Town with Rachel, Jonathan and Keeleng last saturday. Rouping and Izen joined us too in the end. Met the guys at Choa Chu Kang and bus-ed to town. Far East, Ion, Wisma, then Rachel came to meet us after which. Had our early dinner at Food Republic, and headed to Cineleisure next. Initialed plan was either to catch a movie or to go for a singing session, but both plans were cancelled due to bad timings. Went to the arcade for a round of DDR for free, I wonder which kind soul (or should I say idiot?) tapped the credits but didn't use it ._. Izen came to meet us after her church service, then followed by Rouping. Went to McDonald's to talk cock sing song while some of them grab a bite, and I love Jonathan's phone camera to the max lor! Decided to leave at around 2300 as the time was getting late and all of us were getting bored, home sweet home then.




















It was Singapore's 44th birthday yesterday, I hereby wish Singapore a belated Happy Birthday! Went to Bi's house to keep him accompanied. My baby boy looks like NS boy now, haha. Went to meet mom and sisters at Lot 1 at night to have dinner together, and mom treated us Pizza Hut big feast :D Mom and fatty went home first while Bi, sissy and I walked and slacked around. Both of them almost laughed to death because of my craps, LOL. Home sweet home then. Bi came to stay over as the time was already late, and left this morning.

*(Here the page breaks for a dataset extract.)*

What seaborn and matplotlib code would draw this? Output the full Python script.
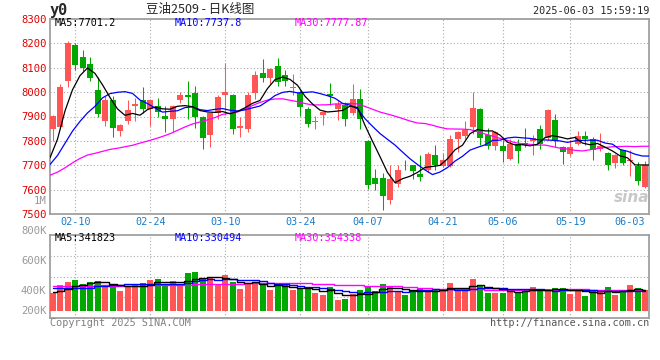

Finally, a weekend not wasted :) And I seriously had enough of those people who have been comparing Ashley to me. Stop this childish act for goodness sake, because I don't give a damn on whether is she better than me or not. Nobody is perfect in this world. Everyone has their own flaws and strength, so why bother comparing? Just speaking from what I know, if hearts--x.bs.com is really Ashley, how do you explain ashykinz.bs.com? Well, I repeat, I'm just speaking from what I know. Hope that such nonsense can stop appearing, it's pretty annoying you see.